According to a growing body of evidence and the experiences of so many, we recognize that we have also been given a way to not only survive the loss of a love, but to grow through it. In the words of psychologist George Bonanno, human beings seem to be “wired” to recover from the many effects of great loss, yet not alone. The vast majority of us do recover and many of us grow in our capacity for compassion and mature relationships.
Perhaps surprising to most people is that the process of grief itself is the principal way that we do this. Grief is the road we travel from the chaos of early loss to the peace of a new normal. It is a journey that can transform us.
We Want No One to Have to Go It Alone
"…Grief feels like suspense. Or like waiting; just hanging
about waiting for something to happen…it doesn’t seem
worth starting anything. I can’t settle down. I yawn,
I fidget, I smoke too much. Up till this time I always had
too little time. Now there is nothing but time.
Almost pure time, empty successiveness" - C.S. Lewis.
Of course, recovery, much less growth and transformation, does not always happen. It depends on many factors, but especially on having circles of support. We need other people—friends, family, colleagues, faith communities, sometimes professionals and others. It is possible to engage the grief journey alone, but it is definitely the hard way to travel and can make one’s journey with grief very slow.
This is why Genesis’ compassionate, quality health services include care for those left behind when a loved one dies. Genesis Grief Support exists because we want no one to have to go it alone.
I have had the privilege of companioning people along their grief journeys for over thirty years working in churches and as a hospital chaplain. I have also suffered my own losses, like the unexpected death of my husband of forty-five years together and followed by my mother’s death less than a year later. I have seen in others and in myself the transformative power of grief and how redemptive suffering can be.
A Brief Stop on a Long Journey
"Grieving is a journey that teaches us how to
love in a new way now that our loved one is
no longer with us. Consciously remembering
those who have died is the key that opens the
hearts that allows us to love them in new
ways" - Tom Attig, The Heart of Grief.
Now in retirement, I volunteer at Genesis Grief Support by making follow up phone calls to families a few days after their loved one dies. Most of the people I call are too distracted by the need to make arrangements, frequent visitors and a sense of abnormality to really want to talk long or be in touch with their feelings.

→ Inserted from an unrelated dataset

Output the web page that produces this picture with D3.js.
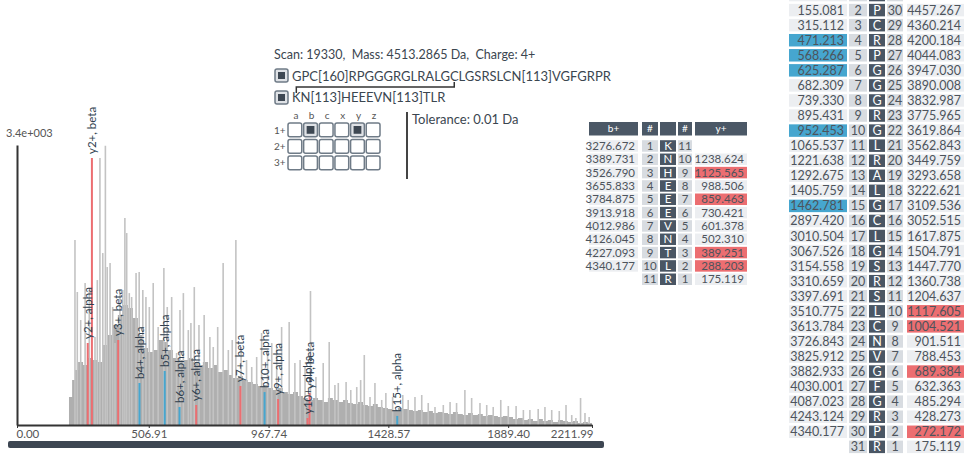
<!DOCTYPE html>
<html>
<head>
<meta charset="utf-8">
<script src="https://cdn.jsdelivr.net/npm/d3@7.9.0/dist/d3.min.js"></script>
<style>
  body { margin: 0; background: #fff; }
  svg text { font-family: Lato, "Open Sans", sans-serif; }
</style>
</head>
<body>
<svg id="chart" width="968" height="455"></svg>
<script>
// ---- spectrum data (m/z, intensity) ----
const xTickValues = [0, 506.91, 967.74, 1428.57, 1889.40, 2211.99];
const yMaxLabel = '3.4e+003';
const yMax = 3400;

// dense base of the spectrum
const envelope = [
  [200,340],[212,546],[223,667],[235,765],[254,728],[273,813],[292,789],[312,765],[331,971],[350,1093],
  [369,1214],[388,1335],[408,1457],[427,1420],[446,1299],[465,1093],[485,935],[504,886],[523,910],[542,1032],
  [562,1008],[581,910],[600,813],[619,789],[638,789],[658,813],[677,765],[696,728],[715,765],[735,692],
  [754,728],[773,643],[792,667],[812,607],[831,571],[850,595],[869,546],[888,522],[908,498],[927,473],
  [946,486],[965,449],[985,425],[1004,449],[1023,400],[1042,376],[1062,400],[1081,352],[1100,328],[1119,304],
  [1138,328],[1158,304],[1177,279],[1196,328],[1215,304],[1235,279],[1254,304],[1273,267],[1292,255],[1312,279],
  [1331,243],[1350,231],[1369,255],[1388,219],[1408,206],[1427,194],[1446,182],[1465,206],[1485,194],[1504,182],
  [1523,170],[1542,182],[1562,158],[1581,170],[1600,146],[1619,158],[1638,146],[1658,134],[1677,158],[1696,134],
  [1715,121],[1735,146],[1754,121],[1773,134],[1792,109],[1812,121],[1831,109],[1850,97],[1869,109],[1888,97],
  [1908,73],[1927,85],[1946,61],[1965,73],[1985,49],[2004,73],[2023,49],[2042,61],[2062,36],[2081,61],
  [2100,49],[2119,36],[2138,49],[2158,24],[2177,36],[2196,24],[2212,0]
];

// unassigned peaks standing out of the base
const peaks = [
  [223,2246],[232,1615],[245,1275],[262,1724],[278,1639],[300,1068],[309,1760],[319,3241],[330,2088],[340,3390],
  [347,1918],[358,1967],[368,1433],[377,995],[396,1602],[407,1639],[415,2513],[422,2331],[432,1602],[441,1554],
  [458,1845],[470,1857],[484,1639],[496,1554],[509,1433],[524,1724],[543,1190],[565,1906],[578,1433],[595,1554],
  [614,874],[627,1396],[640,1602],[659,1153],[669,1238],[682,1675],[700,1214],[720,1335],[742,1068],[755,947],
  [772,1190],[793,1967],[813,911],[828,1032],[842,2246],[862,947],[883,789],[903,704],[922,826],[941,1117],
  [964,911],[980,995],[999,947],[1018,1190],[1047,1250],[1069,753],[1089,789],[1108,704],[1129,1627],[1150,583],
  [1178,753],[1201,1008],[1223,486],[1236,510],[1266,522],[1284,425],[1307,461],[1322,546],[1336,850],[1358,340],
  [1377,510],[1403,304],[1419,388],[1445,340],[1484,364],[1505,304],[1531,340],[1557,364],[1582,267],[1608,219],
  [1640,243],[1666,279],[1691,267],[1723,425],[1749,328],[1781,267],[1807,243],[1832,219],[1861,304],[1890,231],
  [1920,231],[1948,182],[1973,182],[2005,194],[2031,219],[2057,182],[2086,170],[2112,243],[2134,121],[2150,85],
  [2168,328],[2185,146],[2201,97]
];

// matched fragment ions
const ionLabels = ['y2+, alpha','y2+, beta','y3+, beta','b4+, alpha','b5+, alpha','b6+, alpha','y6+, alpha',
                   'y7+, beta','b10+, alpha','y9+, alpha','y10+, alpha','y9+, beta','b15+, alpha'];
const ionMz  = [272.172, 288.203, 389.251, 471.213, 568.266, 625.287, 689.384, 859.463, 952.453, 1004.521, 1117.605, 1125.565, 1462.781];
const ionInt = [996, 3242, 1032, 510, 656, 219, 243, 474, 400, 316, 85, 389, 110];

// ---- header text ----
const scanInfo = 'Scan: 19330,  Mass: 4513.2865 Da,  Charge: 4+';
const alphaPeptide = 'GPC[160]RPGGGRGLRALGCLGSRSLCN[113]VGFGRPR';
const betaPeptide = 'KN[113]HEEEVN[113]TLR';
const ionTypes = ['a', 'b', 'c', 'x', 'y', 'z'];
const ionCharges = ['1+', '2+', '3+'];
const selectedIons = ['1+b', '1+y'];
const toleranceText = 'Tolerance: 0.01 Da';

// ---- fragment tables ----
const betaSeq = 'KNHEEEVNTLR'.split('');
const betaB = [3276.672, 3389.731, 3526.790, 3655.833, 3784.875, 3913.918, 4012.986, 4126.045, 4227.093, 4340.177, null];
const betaY = [null, 1238.624, 1125.565, 988.506, 859.463, 730.421, 601.378, 502.310, 389.251, 288.203, 175.119];
const betaBHits = [];
const betaYHits = [9, 7, 3, 2];

const alphaSeq = 'GPCRPGGGRGLRALGCLGSRSLCNVGFGRPR'.split('');
const alphaB = [58.029, 155.081, 315.112, 471.213, 568.266, 625.287, 682.309, 739.330, 895.431, 952.453,
                1065.537, 1221.638, 1292.675, 1405.759, 1462.781, 2897.420, 3010.504, 3067.526, 3154.558, 3310.659,
                3397.691, 3510.775, 3613.784, 3726.843, 3825.912, 3882.933, 4030.001, 4087.023, 4243.124, 4340.177, null];
const alphaY = [null, 4457.267, 4360.214, 4200.184, 4044.083, 3947.030, 3890.008, 3832.987, 3775.965, 3619.864,
                3562.843, 3449.759, 3293.658, 3222.621, 3109.536, 3052.515, 1617.875, 1504.791, 1447.770, 1360.738,
                1204.637, 1117.605, 1004.521, 901.511, 788.453, 689.384, 632.363, 485.294, 428.273, 272.172, 175.119];
const alphaBHits = [4, 5, 6, 10, 15];
const alphaYHits = [10, 9, 6, 2];

const svg = d3.select('#chart');
const textColor = '#3b4650';
const bColor = '#46a6cf';
const yColor = '#ec6e71';

// ================= spectrum =================
const x = d3.scaleLinear().domain([0, 2211.99]).range([17, 592]);
const y = d3.scaleLinear().domain([0, yMax]).range([425, 145]);

const spec = svg.append('g').attr('class', 'spectrum');

spec.append('path')
  .datum(envelope)
  .attr('fill', '#afafaf')
  .attr('d', d3.area().curve(d3.curveStepAfter)
    .x(d => x(d[0])).y0(y(0)).y1(d => y(d[1])));

spec.append('g')
  .selectAll('line')
  .data(peaks)
  .join('line')
  .attr('x1', d => x(d[0])).attr('x2', d => x(d[0]))
  .attr('y1', y(0)).attr('y2', d => y(d[1]))
  .attr('stroke', '#c3c3c3')
  .attr('stroke-width', 1.6);

const ions = ionLabels.map((label, i) => ({ label, mz: ionMz[i], int: ionInt[i] }));

spec.append('g')
  .selectAll('line')
  .data(ions)
  .join('line')
  .attr('x1', d => x(d.mz)).attr('x2', d => x(d.mz))
  .attr('y1', y(0)).attr('y2', d => y(d.int))
  .attr('stroke', d => d.label.startsWith('b') ? bColor : yColor)
  .attr('stroke-width', 2);

spec.append('g')
  .selectAll('text')
  .data(ions)
  .join('text')
  .attr('transform', d => `translate(${x(d.mz)},${y(d.int) - 4}) rotate(-90)`)
  .attr('dy', '0.35em')
  .attr('font-size', 11.5)
  .attr('fill', '#2e3e4e')
  .text(d => d.label);

// axes
const xAxis = spec.append('g')
  .attr('transform', `translate(0,${y(0)})`)
  .call(d3.axisBottom(x).tickValues(xTickValues).tickFormat(d3.format('.2f'))
    .tickSize(3).tickSizeOuter(0).tickPadding(2));
xAxis.select('.domain').attr('stroke', '#333').attr('stroke-width', 2);
xAxis.selectAll('.tick line').attr('stroke', '#333');
xAxis.selectAll('.tick text').attr('font-size', 11.5).attr('fill', '#555');
xAxis.selectAll('.tick text').filter((d, i) => i === 0).attr('text-anchor', 'start').attr('x', -1);
xAxis.selectAll('.tick text').filter((d, i) => i === xTickValues.length - 1).attr('text-anchor', 'end').attr('x', 1);

const yAxis = spec.append('g')
  .attr('transform', `translate(${x(0)},0)`)
  .call(d3.axisLeft(y).tickValues([]).tickSizeOuter(0));
yAxis.select('.domain').attr('stroke', '#333').attr('stroke-width', 2);

spec.append('text')
  .attr('x', 6).attr('y', 137)
  .attr('font-size', 11).attr('fill', '#555')
  .text(yMaxLabel);

// range slider bar under the spectrum
spec.append('rect')
  .attr('x', 8).attr('y', 441).attr('width', 596).attr('height', 7)
  .attr('rx', 2).attr('fill', '#3d4652');

// ================= header =================
const head = svg.append('g').attr('class', 'header').attr('fill', textColor);

head.append('text')
  .attr('x', 274).attr('y', 59)
  .attr('font-size', 12.5)
  .style('white-space', 'pre')
  .text(scanInfo);

function checkbox(g, x0, y0, size, checked) {
  g.append('rect')
    .attr('x', x0).attr('y', y0).attr('width', size).attr('height', size)
    .attr('rx', 2)
    .attr('fill', checked ? '#dfe2e6' : '#fff')
    .attr('stroke', '#6f7b87').attr('stroke-width', 1.5);
  if (checked) {
    g.append('rect')
      .attr('x', x0 + 3).attr('y', y0 + 3).attr('width', size - 6).attr('height', size - 6)
      .attr('fill', '#3e4853');
  }
}

checkbox(head, 275, 69, 13, true);
checkbox(head, 275, 91, 13, true);

const alphaText = head.append('text')
  .attr('x', 292).attr('y', 81)
  .attr('font-size', 13)
  .text(alphaPeptide);
const betaText = head.append('text')
  .attr('x', 292).attr('y', 102)
  .attr('font-size', 13)
  .text(betaPeptide);

// crosslink bracket: alpha C16 -> beta K1
const cIdx = alphaPeptide.indexOf('C', alphaPeptide.indexOf('LG'));
const cBox = alphaText.node().getExtentOfChar(cIdx);
const kBox = betaText.node().getExtentOfChar(0);
const cx = cBox.x + cBox.width / 2;
const kx = kBox.x + kBox.width / 2;
head.append('path')
  .attr('d', `M${kx},93 V87 H${cx} V82`)
  .attr('fill', 'none')
  .attr('stroke', '#333')
  .attr('stroke-width', 1.5);

// ion type grid
const gridX = d3.scaleBand().domain(ionTypes).range([288, 380]).paddingInner(0.12);
const gridY = d3.scaleBand().domain(ionCharges).range([123, 170]).paddingInner(0.15);
const grid = head.append('g');
grid.selectAll('text.col')
  .data(ionTypes)
  .join('text')
  .attr('class', 'col')
  .attr('x', d => gridX(d) + gridX.bandwidth() / 2 + 1)
  .attr('y', 119)
  .attr('text-anchor', 'middle')
  .attr('font-size', 10)
  .attr('fill', '#555')
  .text(d => d);
grid.selectAll('text.row')
  .data(ionCharges)
  .join('text')
  .attr('class', 'row')
  .attr('x', 274)
  .attr('y', d => gridY(d) + gridY.bandwidth() / 2 + 3.5)
  .attr('font-size', 10)
  .attr('fill', '#555')
  .text(d => d);
ionCharges.forEach(c => {
  ionTypes.forEach(t => {
    checkbox(grid, gridX(t), gridY(c), gridX.bandwidth(), selectedIons.includes(c + t));
  });
});

head.append('line')
  .attr('x1', 407).attr('x2', 407).attr('y1', 112).attr('y2', 179)
  .attr('stroke', '#444').attr('stroke-width', 2);

head.append('text')
  .attr('x', 412).attr('y', 124)
  .attr('font-size', 13)
  .text(toleranceText);

// ================= fragment tables =================
function drawTable(seq, bVals, yVals, bHits, yHits, L) {
  const n = seq.length;
  const g = svg.append('g').attr('font-size', L.font);
  const rowY = i => L.top + i * L.pitch;
  const fmt = d3.format('.3f');
  const cols = L.cols;

  if (L.header) {
    const hy = L.header;
    const labels = ['b+', '#', '', '#', 'y+'];
    ['b', 'n1', 'res', 'n2', 'y'].forEach((k, j) => {
      g.append('rect')
        .attr('x', cols[k][0]).attr('y', hy).attr('width', cols[k][1] - cols[k][0]).attr('height', L.cellH + 2)
        .attr('fill', '#4b5866');
      g.append('text')
        .attr('x', (cols[k][0] + cols[k][1]) / 2).attr('y', hy + (L.cellH + 2) / 2)
        .attr('dy', '0.35em').attr('text-anchor', 'middle')
        .attr('font-size', 10).attr('fill', '#fff')
        .text(labels[j]);
    });
  }

  const rows = g.selectAll('g.row')
    .data(seq.map((res, i) => ({
      i, res, b: bVals[i], y: yVals[i],
      bHit: bHits.includes(i + 1), yHit: yHits.includes(n - i)
    })))
    .join('g')
    .attr('transform', d => `translate(0,${rowY(d.i)})`);

  // rows scrolled above the top edge only show their cell backgrounds
  const readable = d => rowY(d.i) >= 0;

  function cell(key, fill, textFn, anchor, textFill, filter) {
    const sel = rows.filter(filter || (() => true));
    const [x0, x1] = cols[key];
    sel.append('rect')
      .attr('x', x0).attr('y', 0).attr('width', x1 - x0).attr('height', L.cellH)
      .attr('fill', fill);
    sel.filter(readable).append('text')
      .attr('x', anchor === 'end' ? x1 - 3 : (x0 + x1) / 2)
      .attr('y', L.cellH / 2).attr('dy', '0.36em')
      .attr('text-anchor', anchor)
      .attr('fill', textFill)
      .text(textFn);
  }

  cell('b', d => d.bHit ? bColor : '#eceef1', d => fmt(d.b), 'end', '#4d545c', d => d.b != null);
  cell('n1', '#d8dce1', d => d.i + 1, 'middle', '#4d545c');
  cell('res', '#4a5664', d => d.res, 'middle', '#fff');
  cell('n2', '#d8dce1', d => n - d.i, 'middle', '#4d545c');
  cell('y', d => d.yHit ? yColor : '#eceef1', d => fmt(d.y), 'end', '#4d545c', d => d.y != null);
}

drawTable(betaSeq, betaB, betaY, betaBHits, betaYHits, {
  top: 140.2, pitch: 13.33, cellH: 11.5, font: 11.5, header: 122,
  cols: { b: [589, 638], n1: [642, 658], res: [660, 676], n2: [678, 692], y: [695, 747] }
});

drawTable(alphaSeq, alphaB, alphaY, alphaBHits, alphaYHits, {
  top: -11.2, pitch: 15.06, cellH: 12.5, font: 12.5, header: null,
  cols: { b: [789, 847], n1: [849, 867], res: [869, 885], n2: [887, 903], y: [907, 964] }
});
</script>
</body>
</html>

In these situations I see my call as simply a reminder that the Genesis’ caring staff is going to continue to companion them whatever their need. I let them know they will be receiving a packet of information about the normal grieving process and that more Genesis Grief Support services are available to them when and if they need them. I remind them they can call for grief support at any time on our helpline at 563-421-5000.
Sometimes, however, I catch a person who for whatever reason really needs to talk. Then I listen. Sometimes they express appreciation for the care provided to their loved one; sometimes it is appreciation for all the support coming their way from family, friends, work colleagues, church, etc.; sometimes it’s their sense of shock about the death; sometimes it is relief that their loved one is now at peace; sometimes it is the raw pain they are feeling – physically, emotionally, mentally and spiritually.
Wherever they are, my call is reassurance that Genesis Grief Support is and will be with them into the future. I am honored to be a brief stop in a long journey. The journey is hard but Genesis cares before and after a loved one’s death and insures that the journey will not be any harder than it needs to be. There is still connection. There is hope. There is still help.